China is showing the world that this year's inflation problem is not theirs. The Chinese data release was surprised by its weakness. CPI accelerated from 2.5% y/y in June to 2.7% in July vs. 2.9% expected. The producer price index slowed from 6.1% to 4.2% (4.9% anticipated).
It may take up to three quarters before producer prices end their pro-inflationary push. Nevertheless, the second largest world economy is not contributing to global inflation.
By comparison, Japan's Domestic Corporate Goods Price, also out today, showed a slowdown to 8.6% y/y from 9.4% a month earlier and a peak of 9.7% in February - a very gradual cooling.
Germany confirmed preliminary estimates for July inflation at 7.5% y/y for CPI and 8.5% for Harmonised CPI. The latter continues accelerating, putting additional pressure on the ECB to tighten policy.
From the data from the USA, it is expected that consumer inflation has passed its peak.
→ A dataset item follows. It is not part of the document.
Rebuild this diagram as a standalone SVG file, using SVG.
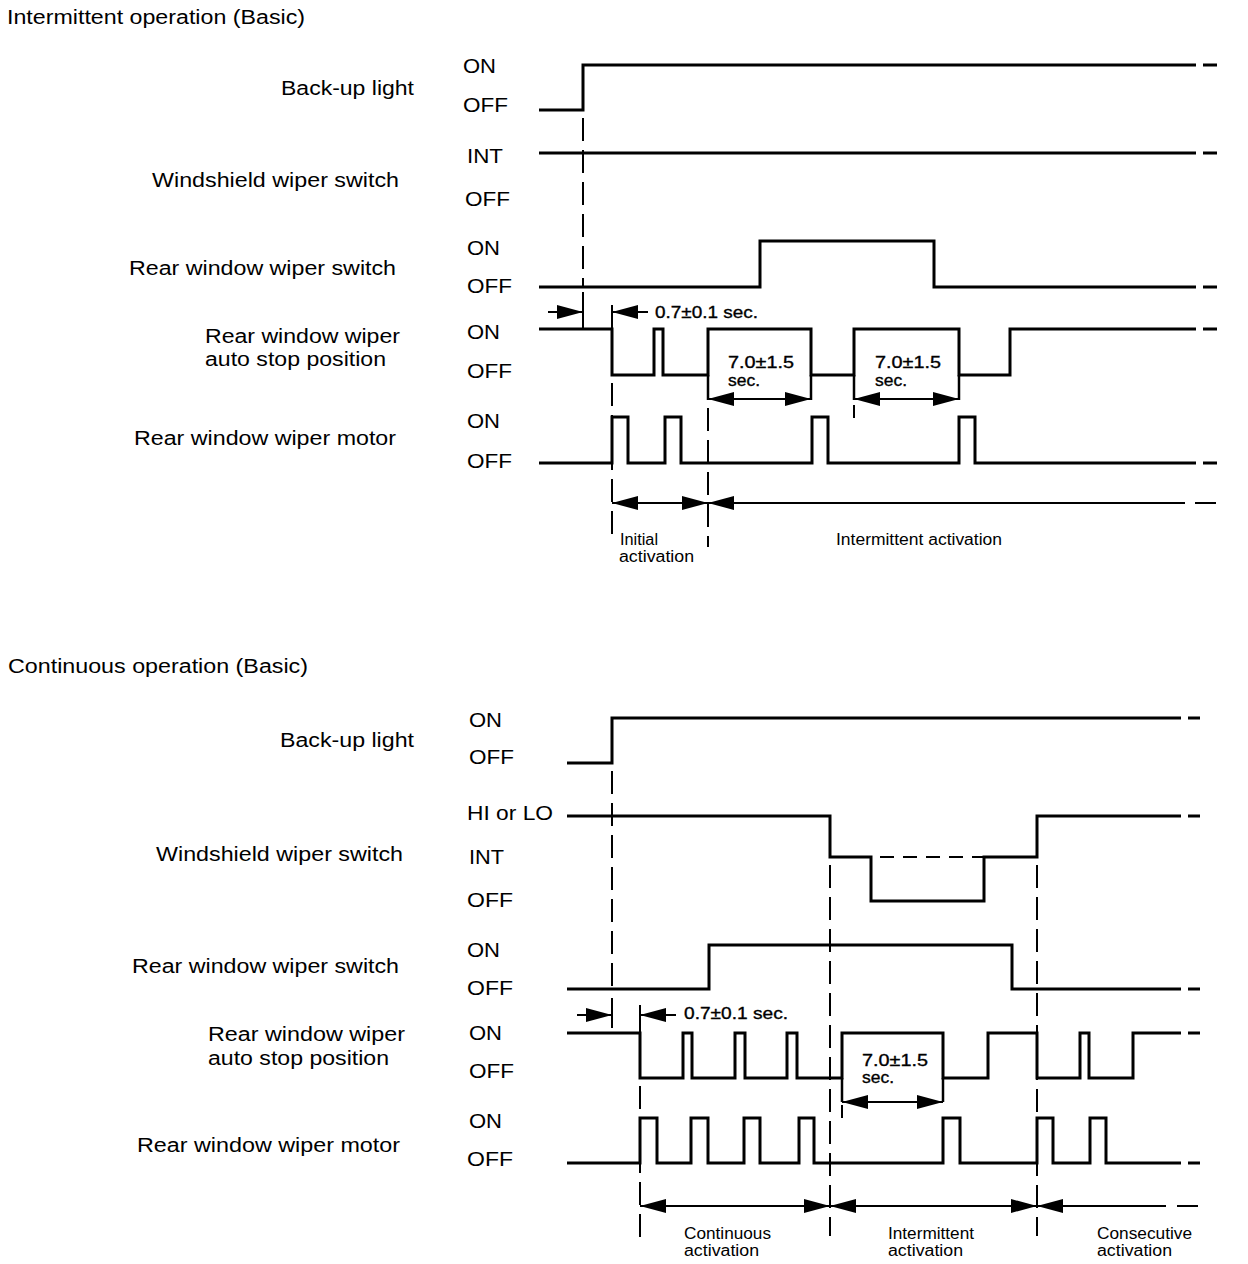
<svg xmlns="http://www.w3.org/2000/svg" width="1248" height="1264" viewBox="0 0 1248 1264">
<style>
text{font-family:"Liberation Sans",Arial,Helvetica,sans-serif;fill:#000}
.t{font-size:20px}
.lb{font-size:20px}
.st{font-size:21px}
.sm{font-size:17px;stroke:#000;stroke-width:0.35}
.an{font-size:16px}
.w{fill:none;stroke:#000;stroke-width:3;stroke-linejoin:miter;stroke-linecap:butt}
.ext{fill:none;stroke:#000;stroke-width:2.5}
.dv{fill:none;stroke:#000;stroke-width:2;stroke-dasharray:23 9}
.dh{fill:none;stroke:#000;stroke-width:2;stroke-dasharray:14 9}
.tk{fill:none;stroke:#000;stroke-width:2}
.ar{fill:none;stroke:#000;stroke-width:2}
</style>
<defs>
<marker id="ah" viewBox="0 0 26 14" refX="26" refY="7" markerWidth="26" markerHeight="14" markerUnits="userSpaceOnUse" orient="auto-start-reverse">
<path d="M0,0 L26,7 L0,14 z" fill="#000"/>
</marker>
</defs>
<rect width="1248" height="1264" fill="#fff"/>

<!-- ===== TOP: Intermittent operation ===== -->
<text id="title-top" class="t" x="7" y="24" textLength="298" lengthAdjust="spacingAndGlyphs">Intermittent operation (Basic)</text>

<g id="top-backup">
<text class="lb" x="281" y="95" textLength="133" lengthAdjust="spacingAndGlyphs">Back-up light</text>
<text class="st" x="463" y="73" textLength="33" lengthAdjust="spacingAndGlyphs">ON</text>
<text class="st" x="463" y="112" textLength="45" lengthAdjust="spacingAndGlyphs">OFF</text>
<path class="w" d="M539,110 H583 V65 H1196 M1203,65 H1217"/>
</g>

<g id="top-windshield">
<text class="lb" x="152" y="187" textLength="247" lengthAdjust="spacingAndGlyphs">Windshield wiper switch</text>
<text class="st" x="467" y="163" textLength="36" lengthAdjust="spacingAndGlyphs">INT</text>
<text class="st" x="465" y="206" textLength="45" lengthAdjust="spacingAndGlyphs">OFF</text>
<path class="w" d="M539,153 H1196 M1203,153 H1217"/>
</g>

<g id="top-rearswitch">
<text class="lb" x="129" y="275" textLength="267" lengthAdjust="spacingAndGlyphs">Rear window wiper switch</text>
<text class="st" x="467" y="255" textLength="33" lengthAdjust="spacingAndGlyphs">ON</text>
<text class="st" x="467" y="293" textLength="45" lengthAdjust="spacingAndGlyphs">OFF</text>
<path class="w" d="M539,287 H760 V241 H934 V287 H1196 M1203,287 H1217"/>
</g>

<g id="top-autostop">
<text class="lb" x="205" y="343" textLength="195" lengthAdjust="spacingAndGlyphs">Rear window wiper</text>
<text class="lb" x="205" y="366" textLength="181" lengthAdjust="spacingAndGlyphs">auto stop position</text>
<text class="st" x="467" y="339" textLength="33" lengthAdjust="spacingAndGlyphs">ON</text>
<text class="st" x="467" y="378" textLength="45" lengthAdjust="spacingAndGlyphs">OFF</text>
<path class="w" d="M539,329 H612 V375 H654 V329 H663 V375 H708 V329 H811 V375 H854 V329 H959 V375 H1010 V329 H1196 M1203,329 H1217"/>
<path class="ext" d="M708,375 V400 M811,375 V400 M854,375 V400 M959,375 V400"/>
</g>

<g id="top-motor">
<text class="lb" x="134" y="445" textLength="262" lengthAdjust="spacingAndGlyphs">Rear window wiper motor</text>
<text class="st" x="467" y="428" textLength="33" lengthAdjust="spacingAndGlyphs">ON</text>
<text class="st" x="467" y="468" textLength="45" lengthAdjust="spacingAndGlyphs">OFF</text>
<path class="w" d="M539,463 H612 V417 H628 V463 H665 V417 H681 V463 H812 V417 H828 V463 H959 V417 H975 V463 H1196 M1203,463 H1217"/>
</g>

<g id="top-annotations">
<text class="sm" x="655" y="318" textLength="103" lengthAdjust="spacingAndGlyphs">0.7±0.1 sec.</text>
<text class="sm" x="728" y="368" textLength="66" lengthAdjust="spacingAndGlyphs">7.0±1.5</text>
<text class="sm" x="728" y="386" textLength="32" lengthAdjust="spacingAndGlyphs">sec.</text>
<text class="sm" x="875" y="368" textLength="66" lengthAdjust="spacingAndGlyphs">7.0±1.5</text>
<text class="sm" x="875" y="386" textLength="32" lengthAdjust="spacingAndGlyphs">sec.</text>
<text class="an" x="620" y="545" textLength="38" lengthAdjust="spacingAndGlyphs">Initial</text>
<text class="an" x="619" y="562" textLength="75" lengthAdjust="spacingAndGlyphs">activation</text>
<text class="an" x="836" y="545" textLength="166" lengthAdjust="spacingAndGlyphs">Intermittent activation</text>
</g>

<!-- ===== BOTTOM: Continuous operation ===== -->
<text id="title-bottom" class="t" x="8" y="673" textLength="300" lengthAdjust="spacingAndGlyphs">Continuous operation (Basic)</text>

<g id="bot-backup">
<text class="lb" x="280" y="747" textLength="134" lengthAdjust="spacingAndGlyphs">Back-up light</text>
<text class="st" x="469" y="727" textLength="33" lengthAdjust="spacingAndGlyphs">ON</text>
<text class="st" x="469" y="764" textLength="45" lengthAdjust="spacingAndGlyphs">OFF</text>
<path class="w" d="M567,763 H612 V718 H1181 M1188,718 H1200"/>
</g>

<g id="bot-windshield">
<text class="lb" x="156" y="861" textLength="247" lengthAdjust="spacingAndGlyphs">Windshield wiper switch</text>
<text class="st" x="467" y="820" textLength="86" lengthAdjust="spacingAndGlyphs">HI or LO</text>
<text class="st" x="469" y="864" textLength="35" lengthAdjust="spacingAndGlyphs">INT</text>
<text class="st" x="467" y="907" textLength="46" lengthAdjust="spacingAndGlyphs">OFF</text>
<path class="w" d="M567,816 H830 V857 H871 V901 H984 V857 H1037 V816 H1181 M1188,816 H1200"/>
<path class="dh" d="M880,857 H984"/>
</g>

<g id="bot-rearswitch">
<text class="lb" x="132" y="973" textLength="267" lengthAdjust="spacingAndGlyphs">Rear window wiper switch</text>
<text class="st" x="467" y="957" textLength="33" lengthAdjust="spacingAndGlyphs">ON</text>
<text class="st" x="467" y="995" textLength="46" lengthAdjust="spacingAndGlyphs">OFF</text>
<path class="w" d="M567,989 H709 V945 H1012 V989 H1181 M1188,989 H1200"/>
</g>

<g id="bot-autostop">
<text class="lb" x="208" y="1041" textLength="197" lengthAdjust="spacingAndGlyphs">Rear window wiper</text>
<text class="lb" x="208" y="1065" textLength="181" lengthAdjust="spacingAndGlyphs">auto stop position</text>
<text class="st" x="469" y="1040" textLength="33" lengthAdjust="spacingAndGlyphs">ON</text>
<text class="st" x="469" y="1078" textLength="45" lengthAdjust="spacingAndGlyphs">OFF</text>
<path class="w" d="M567,1033 H640 V1078 H683 V1033 H692 V1078 H735 V1033 H745 V1078 H787 V1033 H797 V1078 H842 V1033 H943 V1078 H988 V1033 H1037 V1078 H1080 V1033 H1089 V1078 H1133 V1033 H1181 M1188,1033 H1200"/>
<path class="ext" d="M842,1078 V1102 M943,1078 V1102"/>
</g>

<g id="bot-motor">
<text class="lb" x="137" y="1152" textLength="263" lengthAdjust="spacingAndGlyphs">Rear window wiper motor</text>
<text class="st" x="469" y="1128" textLength="33" lengthAdjust="spacingAndGlyphs">ON</text>
<text class="st" x="467" y="1166" textLength="46" lengthAdjust="spacingAndGlyphs">OFF</text>
<path class="w" d="M567,1163 H640 V1118 H657 V1163 H691 V1118 H708 V1163 H744 V1118 H760 V1163 H799 V1118 H814 V1163 H943 V1118 H960 V1163 H1037 V1118 H1053 V1163 H1090 V1118 H1106 V1163 H1181 M1188,1163 H1200"/>
</g>

<g id="bot-annotations">
<text class="sm" x="684" y="1019" textLength="104" lengthAdjust="spacingAndGlyphs">0.7±0.1 sec.</text>
<text class="sm" x="862" y="1066" textLength="66" lengthAdjust="spacingAndGlyphs">7.0±1.5</text>
<text class="sm" x="862" y="1083" textLength="32" lengthAdjust="spacingAndGlyphs">sec.</text>
<text class="an" x="684" y="1239" textLength="87" lengthAdjust="spacingAndGlyphs">Continuous</text>
<text class="an" x="684" y="1256" textLength="75" lengthAdjust="spacingAndGlyphs">activation</text>
<text class="an" x="888" y="1239" textLength="86" lengthAdjust="spacingAndGlyphs">Intermittent</text>
<text class="an" x="888" y="1256" textLength="75" lengthAdjust="spacingAndGlyphs">activation</text>
<text class="an" x="1097" y="1239" textLength="95" lengthAdjust="spacingAndGlyphs">Consecutive</text>
<text class="an" x="1097" y="1256" textLength="75" lengthAdjust="spacingAndGlyphs">activation</text>
</g>

<!-- ===== Connectors: timing lines and dimension arrows ===== -->
<g id="connectors">
<path class="dv" d="M583,118 V288"/>
<path class="tk" d="M583,292 V328"/>
<path class="tk" d="M612,305 V329"/>
<path class="dv" d="M612,383 V540"/>
<path class="dv" d="M708,408 V547"/>
<path class="tk" d="M854,405 V418"/>
<line class="ar" x1="548" y1="312" x2="583" y2="312" marker-end="url(#ah)"/>
<line class="ar" x1="612" y1="312" x2="648" y2="312" marker-start="url(#ah)"/>
<line class="ar" x1="708" y1="399" x2="811" y2="399" marker-start="url(#ah)" marker-end="url(#ah)"/>
<line class="ar" x1="854" y1="399" x2="959" y2="399" marker-start="url(#ah)" marker-end="url(#ah)"/>
<line class="ar" x1="612" y1="503" x2="708" y2="503" marker-start="url(#ah)" marker-end="url(#ah)"/>
<line class="ar" x1="708" y1="503" x2="1185" y2="503" marker-start="url(#ah)"/>
<line class="ar" x1="1195" y1="503" x2="1216" y2="503"/>

<path class="dv" d="M612,771 V994"/>
<path class="tk" d="M612,998 V1028"/>
<path class="tk" d="M640,1005 V1033"/>
<path class="dv" d="M640,1086 V1240"/>
<path class="dv" d="M830,865 V1236"/>
<path class="dv" d="M1037,865 V1236"/>
<path class="tk" d="M842,1105 V1118"/>
<line class="ar" x1="577" y1="1015" x2="612" y2="1015" marker-end="url(#ah)"/>
<line class="ar" x1="640" y1="1015" x2="676" y2="1015" marker-start="url(#ah)"/>
<line class="ar" x1="842" y1="1102" x2="943" y2="1102" marker-start="url(#ah)" marker-end="url(#ah)"/>
<line class="ar" x1="640" y1="1206" x2="830" y2="1206" marker-start="url(#ah)" marker-end="url(#ah)"/>
<line class="ar" x1="830" y1="1206" x2="1037" y2="1206" marker-start="url(#ah)" marker-end="url(#ah)"/>
<line class="ar" x1="1037" y1="1206" x2="1166" y2="1206" marker-start="url(#ah)"/>
<line class="ar" x1="1177" y1="1206" x2="1198" y2="1206"/>
</g>
</svg>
Prices are assumed to have risen by 0.2% last month, which is the historical norm, and the year-over-year rate has slowed from 9.1% to 8.7%. In the previous 11 months, US data has methodically exceeded expectations, pulling the Fed's increasingly hawkish approach.
We must be prepared that the investors will scrutinize how fact correlates with expectations. If prices for July are down or unchanged, it could return the markets to bullishness as it spurs speculation that the Fed may not need to step on the brake pedal so sharply.
Fed rate futures continue to lay down a 68% chance of a 75-point hike in September. A sharp change in this sentiment in the debt markets could set all other related sectors in motion. Thus, if expectations soften, pressure on the dollar would increase. Conversely, a further increase in the chance of a 75-point tightening would return strength to the dollar bulls and stock market bears.